Israel is holding elections today for the Knesset, its 120-member legislature. The conservative Likud Party of Prime Minister Benjamin Netanyahu, the country’s longest serving leader, is facing a tough vote, unsure if the party and its allies will achieve the 61 member majority they need to form a new government.
If this all gives you a sense of déjà vu, don’t worry; you haven’t stumbled upon a glitch in the Matrix (yes, I’m dating myself with that reference). Netanyahu faced this exact situation in April. His party survived that vote, but just barely – Likud and its main opposition, the new Blue and White Alliance (led by various former military officials) each secured 35 seats in the Knesset, but neither was able to put together a 61-member coalition; hence the electoral do-over. Parliamentary democracies can be rough (*glances over at Boris Johnson and the Brexit debacle, recoils in horror*). Netanyahu’s political longevity demonstrates his toughness as a political fighter, but weariness over his long rule, now dogged by several corruption cases against him and his family, may lead Israelis to seek a change at the top.
It’s hard to deny that Netanyahu’s political strategies largely depend on playing to Israeli Jewish nationalism and fears of external and internal threats (an especially potent strategy when deep-seeded territorial disputes like the decade long Israeli-Palestinian conflict obscure exactly what is external or internal). The usual suspects include Israeli Arabs (about 1/5 of the population, and generally opposed to the Netanyahu government that fairly blatantly discriminates against them; among many other things, Netanyahu likes to condemn his political opponents as being willing to ally with Israeli Arabs, as if that is an inherently bad thing), Palestinians and other Arabs in occupied or disputed territories, and hostile nations like Iran.
Ahead of the April vote, Netanyahu made political issues of all these groups. In 2018, his government passed a law declaring Israel “the Nation-State of the Jewish People,” potentially increasing the marginalization of non-Jewish (particularly Arab) Israelis (and contributing to a drop in Arab voting do to disillusionment with the political process). US President Donald Trump helped out Netanyahu with the other two groups. In March, the US became the first country in the world to officially recognize Israeli claims to the Golan Heights, territory seized from Syria during the 1967 Six-Day War and controlled by Israel ever since. Then, on the day before the April Israeli vote, the Trump Administration declared that it was putting the Iranian Islamic Revolutionary Guard Corps on its list of foreign terrorist organizations. This was yet another unprecedented move, the first time an official branch of a sovereign state was placed on the US list. Netanyahu took to Twitter that night to claim credit for convincing Trump to make that decision, a move that may have gained the Israeli Prime Minister just enough votes to survive.
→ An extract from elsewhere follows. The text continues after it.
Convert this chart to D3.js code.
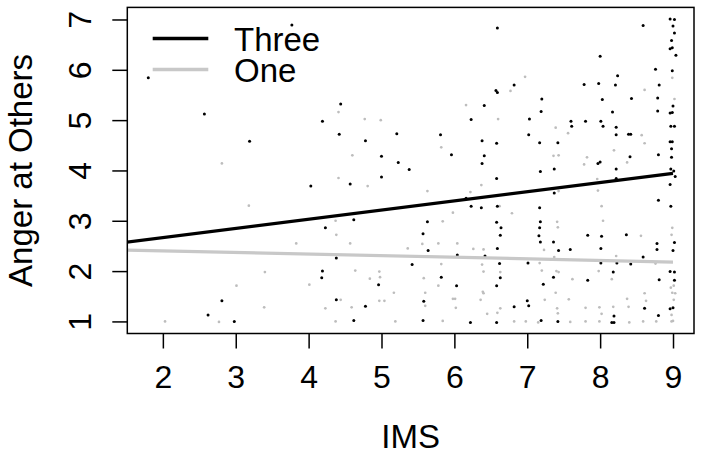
<!DOCTYPE html>
<html>
<head>
<meta charset="utf-8">
<script src="https://cdn.jsdelivr.net/npm/d3@7"></script>
<style>
  body { margin: 0; background: #fff; }
  text { font-family: "Liberation Sans", Arial, Helvetica, sans-serif; fill: #000; }
</style>
</head>
<body>
<div class="chart"></div>
<script>
// group "Three" (black) points, [IMS, anger]
var threePts = [
  [1.80,5.84],[3.77,6.89],[2.57,5.12],[3.19,4.58],
  [6.59,6.83],[6.57,5.59],[6.59,5.55],[4.44,5.32],[4.19,4.98],[6.41,5.29],[6.23,5.01],[4.42,4.72],
  [4.78,4.59],[5.21,4.73],[5.81,4.71],[6.38,4.59],[6.58,4.54],[5.00,4.28],[5.96,4.31],[6.41,4.29],
  [5.23,4.16],[6.38,4.14],[5.38,4.02],
  [8.96,7.01],[9.02,7.00],[9.00,6.87],[9.02,6.73],[8.98,6.58],[8.96,6.42],[8.99,6.44],[9.04,6.29],
  [8.59,6.88],[8.00,6.27],[8.76,6.01],[8.99,5.98],[6.82,5.70],[7.78,5.71],[7.98,5.73],[8.24,5.88],
  [8.21,5.70],[8.81,5.70],[7.20,5.42],[8.03,5.41],[8.43,5.43],[8.79,5.44],[7.19,5.17],[8.17,5.16],
  [8.79,5.18],[9.00,5.28],[8.96,5.14],[8.99,5.15],[7.03,5.02],[7.60,4.98],[7.61,4.88],[7.80,4.98],
  [8.01,4.98],[8.04,4.88],[8.22,4.86],[8.97,4.88],[9.02,4.88],[7.02,4.71],[8.22,4.71],[8.39,4.72],
  [8.42,4.72],[7.17,4.55],[7.42,4.55],[8.96,4.57],[8.99,4.57],[8.98,4.43],[8.41,4.27],[8.80,4.31],
  [8.98,4.26],[7.97,4.14],[8.00,4.17],[7.37,4.03],[8.22,4.03],[8.97,4.03],
  [4.03,3.69],[2.81,1.41],[2.62,1.13],[2.98,1.00],
  [4.57,3.73],[5.00,3.87],[6.58,3.84],[6.16,3.45],[6.23,3.29],[6.37,3.26],[6.59,3.29],[4.62,3.02],
  [4.23,2.86],[5.63,2.98],[6.58,2.97],[5.57,2.74],[5.64,2.41],[6.59,2.45],[6.04,2.32],[6.42,2.30],
  [4.38,2.26],[5.42,2.13],[4.19,2.00],[4.18,1.87],[4.96,1.73],[5.82,1.88],[6.03,1.71],[6.58,1.71],
  [4.38,1.43],[5.58,1.40],[4.78,1.30],[4.62,1.02],[5.57,1.02],[6.22,0.98],[6.58,0.98],
  [7.18,3.98],[9.01,3.99],[9.03,3.88],[8.22,3.84],[7.37,3.55],[8.96,3.72],[8.80,3.41],[7.17,3.26],
  [8.97,3.29],[6.64,2.86],[6.63,2.71],[7.18,2.98],[7.17,2.86],[7.16,2.70],[7.18,2.58],[7.36,2.58],
  [7.43,2.41],[7.59,2.43],[7.83,2.71],[8.02,2.69],[8.36,2.72],[8.78,2.55],[8.78,2.43],[9.02,2.57],
  [9.00,2.41],[8.01,2.45],[8.59,2.28],[6.62,2.15],[6.63,1.87],[7.01,2.16],[7.22,1.74],[7.36,1.88],
  [7.83,1.82],[8.01,2.16],[8.23,2.16],[8.42,2.14],[8.18,1.98],[8.81,1.83],[8.96,1.99],[9.02,1.98],
  [9.02,1.82],[7.00,1.41],[7.02,1.31],[6.82,1.29],[8.61,1.26],[8.96,1.25],[9.00,1.27],[8.19,1.11],
  [8.80,1.12],[7.19,1.02],[7.42,1.00],[8.16,0.98],[8.19,0.98]
];

// group "One" (grey) points
var onePts = [
  [2.81,4.14],[4.41,5.16],[4.77,5.02],[4.99,5.00],[6.16,5.30],[6.60,5.02],[5.82,4.46],[4.60,4.30],
  [8.99,5.84],[6.97,5.86],[6.77,5.58],[8.61,5.60],[9.02,5.42],[7.39,4.85],[7.56,4.74],[8.57,4.70],
  [8.61,4.54],[8.19,4.40],[7.36,4.29],[7.43,4.30],[7.82,4.26],[7.78,4.12],[8.37,4.16],
  [3.18,3.30],[3.83,2.55],[3.40,1.98],[4.01,1.73],[3.01,1.71],[3.39,1.28],[2.03,1.00],[2.77,0.99],
  [4.41,3.85],[4.81,3.69],[5.63,3.59],[6.37,3.71],[6.22,3.57],[5.98,3.16],[4.37,3.00],[4.38,2.72],
  [5.84,2.99],[4.57,2.55],[5.56,2.54],[5.78,2.55],[6.04,2.55],[5.36,2.45],[6.26,2.44],[6.40,2.43],
  [5.82,2.14],[6.38,2.13],[6.40,1.99],[4.64,2.01],[4.97,1.99],[4.98,1.88],[4.84,1.85],[5.58,1.86],
  [5.78,1.71],[5.17,1.57],[5.60,1.57],[6.39,1.59],[6.40,1.56],[4.44,1.43],[4.97,1.41],[5.04,1.41],
  [5.98,1.45],[6.01,1.45],[6.36,1.43],[4.23,1.26],[4.59,1.28],[5.60,1.31],[6.02,1.27],[6.45,1.15],
  [6.59,1.17],[4.37,1.00],[5.19,1.00],[5.84,1.01],
  [7.96,3.83],[7.43,3.59],[7.97,3.60],[6.62,3.29],[6.79,3.15],[8.02,3.29],[7.41,2.98],[7.42,2.87],
  [8.04,3.00],[8.56,2.70],[8.99,2.86],[8.98,2.72],[7.23,2.42],[7.37,2.28],[8.22,2.30],[6.63,1.98],
  [7.17,2.16],[7.20,2.01],[7.40,2.00],[7.43,1.98],[7.62,1.84],[7.98,2.00],[8.16,1.84],[8.76,2.15],
  [9.01,1.71],[8.99,1.57],[9.03,1.56],[8.97,1.67],[7.39,1.57],[7.24,1.43],[7.57,1.44],[8.37,1.45],
  [8.61,1.56],[8.63,1.41],[9.01,1.43],[6.63,1.26],[7.41,1.26],[7.42,1.16],[7.80,1.27],[7.99,1.28],
  [8.18,1.29],[8.39,1.29],[8.02,1.15],[8.98,1.13],[6.82,1.00],[6.98,1.00],[7.15,0.98],[7.59,0.99],
  [7.80,1.00],[7.99,1.00],[8.40,0.98],[8.59,1.00],[8.77,1.00],[8.98,1.00],[9.00,1.01]
];

// fitted lines: endpoints
var fitX  = [1.5, 9];
var threeFit = [2.576, 3.943];
var oneFit   = [2.419, 2.180];

var xTicks = [2, 3, 4, 5, 6, 7, 8, 9];
var yTicks = [1, 2, 3, 4, 5, 6, 7];
var legendNames = ["Three", "One"];

var width = 704, height = 457;
var box = { left: 127.3, right: 694, top: 7.4, bottom: 333.5 };
var fontStack = "'Liberation Sans', Arial, sans-serif";

var x = d3.scaleLinear().domain([1.512, 9.288]).range([box.left, box.right]);
var y = d3.scaleLinear().domain([0.76, 7.24]).range([box.bottom, box.top]);

var svg = d3.select(".chart").append("svg")
    .attr("width", width)
    .attr("height", height);

svg.append("rect").attr("width", width).attr("height", height).attr("fill", "#fff");

svg.append("clipPath").attr("id", "plotclip")
   .append("rect")
   .attr("x", box.left).attr("y", box.top)
   .attr("width", box.right - box.left).attr("height", box.bottom - box.top);

var plot = svg.append("g").attr("clip-path", "url(#plotclip)");

plot.selectAll(".one")
    .data(onePts)
    .enter().append("circle")
    .attr("class", "one")
    .attr("cx", function(d) { return x(d[0]); })
    .attr("cy", function(d) { return y(d[1]); })
    .attr("r", 1.35)
    .attr("fill", "#bdbdbd");

plot.selectAll(".three")
    .data(threePts)
    .enter().append("circle")
    .attr("class", "three")
    .attr("cx", function(d) { return x(d[0]); })
    .attr("cy", function(d) { return y(d[1]); })
    .attr("r", 1.5)
    .attr("fill", "#000");

var line = d3.line()
    .x(function(d) { return x(d[0]); })
    .y(function(d) { return y(d[1]); });

plot.append("path")
    .datum(fitX.map(function(v, i) { return [v, oneFit[i]]; }))
    .attr("d", line)
    .attr("fill", "none")
    .attr("stroke", "#c8c8c8")
    .attr("stroke-width", 3.2);

plot.append("path")
    .datum(fitX.map(function(v, i) { return [v, threeFit[i]]; }))
    .attr("d", line)
    .attr("fill", "none")
    .attr("stroke", "#000")
    .attr("stroke-width", 3.2);

// box
svg.append("rect")
   .attr("x", box.left).attr("y", box.top)
   .attr("width", box.right - box.left).attr("height", box.bottom - box.top)
   .attr("fill", "none").attr("stroke", "#000").attr("stroke-width", 1.5);

// axes (R style, ticks outward, labels parallel to axis)
var xAxis = d3.axisBottom(x).tickValues(xTicks).tickSize(15).tickPadding(0).tickFormat(d3.format("d"));
var gx = svg.append("g")
    .attr("transform", "translate(0," + box.bottom + ")")
    .call(xAxis);
gx.select(".domain").remove();
gx.selectAll("line").attr("stroke", "#000").attr("stroke-width", 1.5);
gx.selectAll("text")
  .attr("y", 54.5).attr("dy", null)
  .style("font-size", "32px")
  .style("font-family", fontStack);

var yAxis = d3.axisLeft(y).tickValues(yTicks).tickSize(15).tickFormat(d3.format("d"));
var gy = svg.append("g")
    .attr("transform", "translate(" + box.left + ",0)")
    .call(yAxis);
gy.select(".domain").remove();
gy.selectAll("line").attr("stroke", "#000").attr("stroke-width", 1.5);
gy.selectAll("text")
  .attr("x", null).attr("dy", null)
  .attr("text-anchor", "middle")
  .attr("transform", "translate(-36,0) rotate(-90)")
  .style("font-size", "32px")
  .style("font-family", fontStack);

// axis titles
svg.append("text")
   .attr("x", (box.left + box.right) / 2)
   .attr("y", 448)
   .attr("text-anchor", "middle")
   .style("font-size", "33px")
   .text("IMS");

svg.append("text")
   .attr("transform", "translate(31.5," + ((box.top + box.bottom) / 2) + ") rotate(-90)")
   .attr("text-anchor", "middle")
   .style("font-size", "33px")
   .text("Anger at Others");

// legend
var legendColors = ["#000", "#c8c8c8"];
var lg = svg.append("g");
legendNames.forEach(function(name, i) {
  var ly = 38.5 + i * 31;
  lg.append("line")
    .attr("x1", 152.7).attr("x2", 208.3)
    .attr("y1", ly).attr("y2", ly)
    .attr("stroke", legendColors[i])
    .attr("stroke-width", 3.5);
  lg.append("text")
    .attr("x", 234)
    .attr("y", ly + 12.3)
    .style("font-size", "33px")
    .text(name);
});
</script>
</body>
</html>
This time, similar plays are being run. Netanyahu attempted but failed to have cameras installed at polling stations in a move that was portrayed as an anti-fraud measure but was widely seen as an attempt to intimidate Arab voters (if this sounds a lot like the Republican-backed voter ID laws in the American South, congratulations, you’ve been paying attention!). Netanyahu has announced plans to annex part of the West Bank if he wins reelection, taking even more territory from Palestinians. Meanwhile, the Prime Minister has been warning that Iran was reconstituting its nuclear weapons site, and a finding by the UN International Atomic Energy Agency of trace amounts of uranium near the alleged site have bolstered those claims. And now, Iran seems to have attacked Saudi Arabia’s oil supply, a move that Israeli sources warned Iran was contemplating back in May.
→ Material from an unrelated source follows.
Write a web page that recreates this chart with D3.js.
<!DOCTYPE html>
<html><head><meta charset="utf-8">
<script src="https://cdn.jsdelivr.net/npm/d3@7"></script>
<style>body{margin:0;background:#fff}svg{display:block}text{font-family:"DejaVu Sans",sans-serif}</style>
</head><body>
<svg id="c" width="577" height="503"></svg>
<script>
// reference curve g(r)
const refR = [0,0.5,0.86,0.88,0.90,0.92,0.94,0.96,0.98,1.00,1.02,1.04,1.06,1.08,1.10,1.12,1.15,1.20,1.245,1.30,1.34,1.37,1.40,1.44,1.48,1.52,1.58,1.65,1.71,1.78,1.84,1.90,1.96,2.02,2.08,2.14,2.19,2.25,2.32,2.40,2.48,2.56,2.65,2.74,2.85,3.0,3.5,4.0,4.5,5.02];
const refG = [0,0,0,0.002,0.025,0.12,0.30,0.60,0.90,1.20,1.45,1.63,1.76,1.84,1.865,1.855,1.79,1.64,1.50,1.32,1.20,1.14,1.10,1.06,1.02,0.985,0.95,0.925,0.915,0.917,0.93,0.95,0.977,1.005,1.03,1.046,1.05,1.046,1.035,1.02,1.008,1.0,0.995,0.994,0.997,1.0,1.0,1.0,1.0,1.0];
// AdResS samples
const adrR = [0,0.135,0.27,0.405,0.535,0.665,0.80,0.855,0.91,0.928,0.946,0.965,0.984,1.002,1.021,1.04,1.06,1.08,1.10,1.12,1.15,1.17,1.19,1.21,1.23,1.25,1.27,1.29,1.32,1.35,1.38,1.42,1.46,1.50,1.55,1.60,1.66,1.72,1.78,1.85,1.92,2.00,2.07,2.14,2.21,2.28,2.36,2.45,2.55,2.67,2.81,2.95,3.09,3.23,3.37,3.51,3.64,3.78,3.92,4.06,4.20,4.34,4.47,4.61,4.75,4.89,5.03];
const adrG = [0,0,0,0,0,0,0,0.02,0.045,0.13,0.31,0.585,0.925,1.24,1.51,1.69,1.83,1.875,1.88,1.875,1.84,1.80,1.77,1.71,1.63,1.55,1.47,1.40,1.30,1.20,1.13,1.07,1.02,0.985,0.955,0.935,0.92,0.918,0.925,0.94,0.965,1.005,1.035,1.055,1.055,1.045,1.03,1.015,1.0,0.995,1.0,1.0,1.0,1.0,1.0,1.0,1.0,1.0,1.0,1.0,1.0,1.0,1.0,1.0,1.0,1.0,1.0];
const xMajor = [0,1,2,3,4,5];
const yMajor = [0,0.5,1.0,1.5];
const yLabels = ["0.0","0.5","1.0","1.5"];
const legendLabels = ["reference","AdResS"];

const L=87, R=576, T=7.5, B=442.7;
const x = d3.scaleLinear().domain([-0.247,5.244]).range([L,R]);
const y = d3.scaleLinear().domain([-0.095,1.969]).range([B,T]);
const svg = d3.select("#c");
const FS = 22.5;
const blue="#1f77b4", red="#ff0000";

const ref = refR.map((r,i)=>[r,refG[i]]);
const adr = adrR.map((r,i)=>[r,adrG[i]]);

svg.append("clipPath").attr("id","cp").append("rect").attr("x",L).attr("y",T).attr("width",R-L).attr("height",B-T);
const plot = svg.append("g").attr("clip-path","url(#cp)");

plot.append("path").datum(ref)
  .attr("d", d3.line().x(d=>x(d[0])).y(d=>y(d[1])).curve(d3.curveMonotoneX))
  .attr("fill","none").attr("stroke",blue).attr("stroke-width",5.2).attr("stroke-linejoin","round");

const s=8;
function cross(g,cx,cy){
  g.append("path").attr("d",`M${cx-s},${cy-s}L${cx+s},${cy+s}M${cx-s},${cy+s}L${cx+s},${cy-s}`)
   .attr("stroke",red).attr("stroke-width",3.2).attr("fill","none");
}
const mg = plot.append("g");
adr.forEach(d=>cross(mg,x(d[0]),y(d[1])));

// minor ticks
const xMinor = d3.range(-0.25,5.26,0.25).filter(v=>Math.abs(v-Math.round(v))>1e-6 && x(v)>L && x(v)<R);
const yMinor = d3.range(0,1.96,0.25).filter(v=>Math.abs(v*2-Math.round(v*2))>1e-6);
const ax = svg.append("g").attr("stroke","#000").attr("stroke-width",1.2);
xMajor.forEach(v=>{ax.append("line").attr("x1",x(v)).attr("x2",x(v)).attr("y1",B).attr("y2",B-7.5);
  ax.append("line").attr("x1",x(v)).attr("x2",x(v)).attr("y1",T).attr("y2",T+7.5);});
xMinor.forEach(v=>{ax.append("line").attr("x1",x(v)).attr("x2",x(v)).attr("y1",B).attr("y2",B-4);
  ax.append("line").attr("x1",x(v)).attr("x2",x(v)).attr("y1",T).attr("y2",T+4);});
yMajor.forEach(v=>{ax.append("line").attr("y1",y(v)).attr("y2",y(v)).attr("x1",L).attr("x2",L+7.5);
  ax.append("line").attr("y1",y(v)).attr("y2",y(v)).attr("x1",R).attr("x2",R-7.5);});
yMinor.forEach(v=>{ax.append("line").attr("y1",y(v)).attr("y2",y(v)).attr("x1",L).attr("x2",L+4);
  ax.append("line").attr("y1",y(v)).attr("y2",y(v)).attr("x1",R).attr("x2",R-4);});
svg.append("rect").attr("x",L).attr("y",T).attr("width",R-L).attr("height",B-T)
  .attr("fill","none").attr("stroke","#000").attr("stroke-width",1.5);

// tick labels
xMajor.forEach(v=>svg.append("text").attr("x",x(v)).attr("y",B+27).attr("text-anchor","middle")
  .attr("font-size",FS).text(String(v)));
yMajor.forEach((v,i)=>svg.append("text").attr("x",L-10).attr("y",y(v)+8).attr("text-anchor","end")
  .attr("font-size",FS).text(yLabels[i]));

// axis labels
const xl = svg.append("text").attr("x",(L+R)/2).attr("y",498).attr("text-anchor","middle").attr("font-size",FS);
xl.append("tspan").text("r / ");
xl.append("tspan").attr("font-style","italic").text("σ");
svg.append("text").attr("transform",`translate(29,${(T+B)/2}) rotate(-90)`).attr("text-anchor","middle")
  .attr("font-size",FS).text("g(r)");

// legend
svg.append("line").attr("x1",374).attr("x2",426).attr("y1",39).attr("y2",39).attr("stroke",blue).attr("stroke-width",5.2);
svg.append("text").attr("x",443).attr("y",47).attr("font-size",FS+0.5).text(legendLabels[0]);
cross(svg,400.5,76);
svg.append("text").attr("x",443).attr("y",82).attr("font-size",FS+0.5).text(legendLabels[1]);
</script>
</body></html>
Today’s vote (and the complex process of coalition building that is likely to follow) will show if these latest moves will be enough for Netanyahu and Likud to hold on to power. Observers from across the political spectrum agree that this election is less about policies (the Blue and White leaders don’t differ that much from Netanyahu on these issues) and more about holding a referendum on Netanyahu’s character and leadership (and potentially his freedom – a Netanyahu victory may allow him to push through legislation protecting himself from prosecution). The Prime Minster is looking to point the spotlight away from himself; we may know by the end of the day if that strategy has worked.